------ Data provided ------

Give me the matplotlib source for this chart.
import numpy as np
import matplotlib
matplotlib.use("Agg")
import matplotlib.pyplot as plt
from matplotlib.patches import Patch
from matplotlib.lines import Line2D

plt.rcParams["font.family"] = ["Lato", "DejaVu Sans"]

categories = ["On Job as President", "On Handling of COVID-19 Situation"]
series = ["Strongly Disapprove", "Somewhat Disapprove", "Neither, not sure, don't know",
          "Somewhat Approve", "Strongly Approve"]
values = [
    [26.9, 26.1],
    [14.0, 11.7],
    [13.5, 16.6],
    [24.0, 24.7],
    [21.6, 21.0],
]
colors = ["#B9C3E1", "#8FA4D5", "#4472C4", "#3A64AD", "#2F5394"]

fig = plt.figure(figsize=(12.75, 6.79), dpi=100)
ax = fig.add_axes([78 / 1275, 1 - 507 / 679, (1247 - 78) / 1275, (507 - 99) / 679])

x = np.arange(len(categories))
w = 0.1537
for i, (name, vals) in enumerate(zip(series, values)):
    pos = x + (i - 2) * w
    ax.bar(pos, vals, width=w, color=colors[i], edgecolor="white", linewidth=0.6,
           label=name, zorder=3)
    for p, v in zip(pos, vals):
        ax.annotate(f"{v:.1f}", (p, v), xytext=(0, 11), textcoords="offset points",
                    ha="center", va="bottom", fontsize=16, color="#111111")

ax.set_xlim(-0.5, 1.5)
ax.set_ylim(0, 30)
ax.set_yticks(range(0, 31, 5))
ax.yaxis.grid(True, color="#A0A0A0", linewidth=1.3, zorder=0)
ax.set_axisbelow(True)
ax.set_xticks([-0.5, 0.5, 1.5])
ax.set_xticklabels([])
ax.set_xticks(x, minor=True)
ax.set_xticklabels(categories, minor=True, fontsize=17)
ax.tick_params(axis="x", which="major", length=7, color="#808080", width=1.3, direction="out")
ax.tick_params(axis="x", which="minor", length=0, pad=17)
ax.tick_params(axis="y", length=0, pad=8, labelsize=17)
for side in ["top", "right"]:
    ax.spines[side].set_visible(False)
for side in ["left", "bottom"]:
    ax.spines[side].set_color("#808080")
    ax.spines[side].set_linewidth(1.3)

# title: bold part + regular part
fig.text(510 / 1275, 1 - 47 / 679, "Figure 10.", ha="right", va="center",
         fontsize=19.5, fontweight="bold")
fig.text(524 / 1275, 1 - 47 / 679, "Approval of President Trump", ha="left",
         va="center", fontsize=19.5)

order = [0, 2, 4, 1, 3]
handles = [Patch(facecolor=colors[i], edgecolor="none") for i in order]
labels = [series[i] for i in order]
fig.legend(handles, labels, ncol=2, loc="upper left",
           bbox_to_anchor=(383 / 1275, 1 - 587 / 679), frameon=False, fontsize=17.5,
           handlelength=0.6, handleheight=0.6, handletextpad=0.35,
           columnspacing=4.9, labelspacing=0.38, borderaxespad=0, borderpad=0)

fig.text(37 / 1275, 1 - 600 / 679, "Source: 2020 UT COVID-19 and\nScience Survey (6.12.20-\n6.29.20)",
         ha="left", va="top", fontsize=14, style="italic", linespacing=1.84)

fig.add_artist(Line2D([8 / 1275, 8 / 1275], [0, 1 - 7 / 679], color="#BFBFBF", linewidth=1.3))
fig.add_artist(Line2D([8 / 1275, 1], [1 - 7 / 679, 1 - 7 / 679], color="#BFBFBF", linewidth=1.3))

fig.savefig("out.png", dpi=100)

------
------ Data provided ------

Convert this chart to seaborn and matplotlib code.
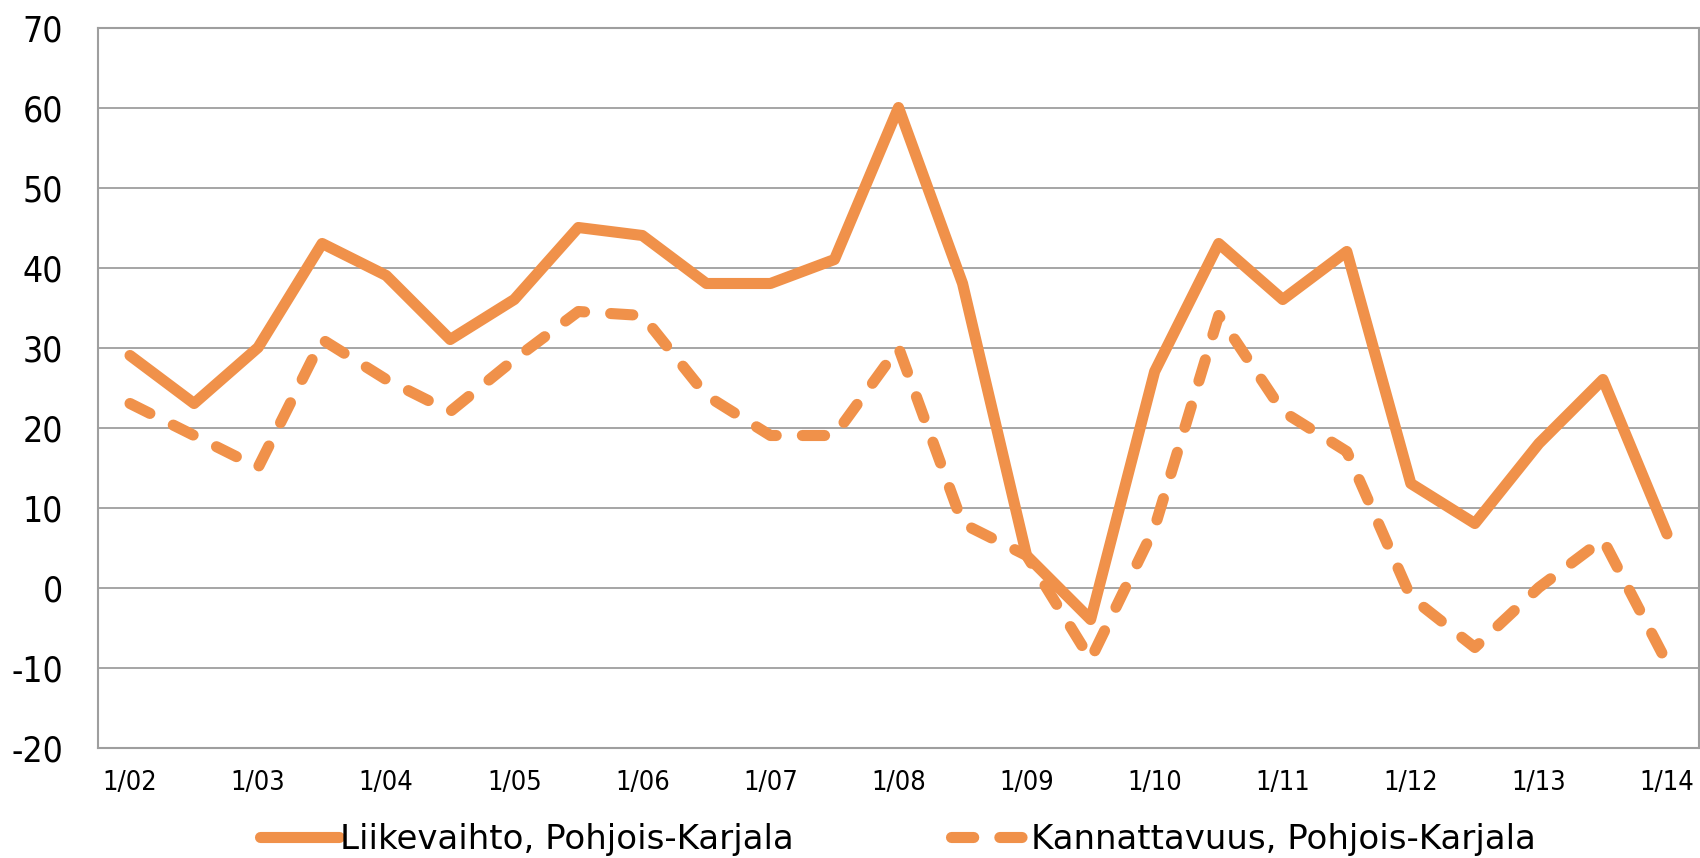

------

Given exercise:
Everything from the line that contains "Give me the matplotlib source for this chart." to the line that contains "ax.spines[side].set_linewidth(1.3)" must be transcribed exactly, both end lines included.

Response for this exercise:
Give me the matplotlib source for this chart.
import numpy as np
import matplotlib
matplotlib.use("Agg")
import matplotlib.pyplot as plt
from matplotlib.patches import Patch
from matplotlib.lines import Line2D

plt.rcParams["font.family"] = ["Lato", "DejaVu Sans"]

categories = ["On Job as President", "On Handling of COVID-19 Situation"]
series = ["Strongly Disapprove", "Somewhat Disapprove", "Neither, not sure, don't know",
          "Somewhat Approve", "Strongly Approve"]
values = [
    [26.9, 26.1],
    [14.0, 11.7],
    [13.5, 16.6],
    [24.0, 24.7],
    [21.6, 21.0],
]
colors = ["#B9C3E1", "#8FA4D5", "#4472C4", "#3A64AD", "#2F5394"]

fig = plt.figure(figsize=(12.75, 6.79), dpi=100)
ax = fig.add_axes([78 / 1275, 1 - 507 / 679, (1247 - 78) / 1275, (507 - 99) / 679])

x = np.arange(len(categories))
w = 0.1537
for i, (name, vals) in enumerate(zip(series, values)):
    pos = x + (i - 2) * w
    ax.bar(pos, vals, width=w, color=colors[i], edgecolor="white", linewidth=0.6,
           label=name, zorder=3)
    for p, v in zip(pos, vals):
        ax.annotate(f"{v:.1f}", (p, v), xytext=(0, 11), textcoords="offset points",
                    ha="center", va="bottom", fontsize=16, color="#111111")

ax.set_xlim(-0.5, 1.5)
ax.set_ylim(0, 30)
ax.set_yticks(range(0, 31, 5))
ax.yaxis.grid(True, color="#A0A0A0", linewidth=1.3, zorder=0)
ax.set_axisbelow(True)
ax.set_xticks([-0.5, 0.5, 1.5])
ax.set_xticklabels([])
ax.set_xticks(x, minor=True)
ax.set_xticklabels(categories, minor=True, fontsize=17)
ax.tick_params(axis="x", which="major", length=7, color="#808080", width=1.3, direction="out")
ax.tick_params(axis="x", which="minor", length=0, pad=17)
ax.tick_params(axis="y", length=0, pad=8, labelsize=17)
for side in ["top", "right"]:
    ax.spines[side].set_visible(False)
for side in ["left", "bottom"]:
    ax.spines[side].set_color("#808080")
    ax.spines[side].set_linewidth(1.3)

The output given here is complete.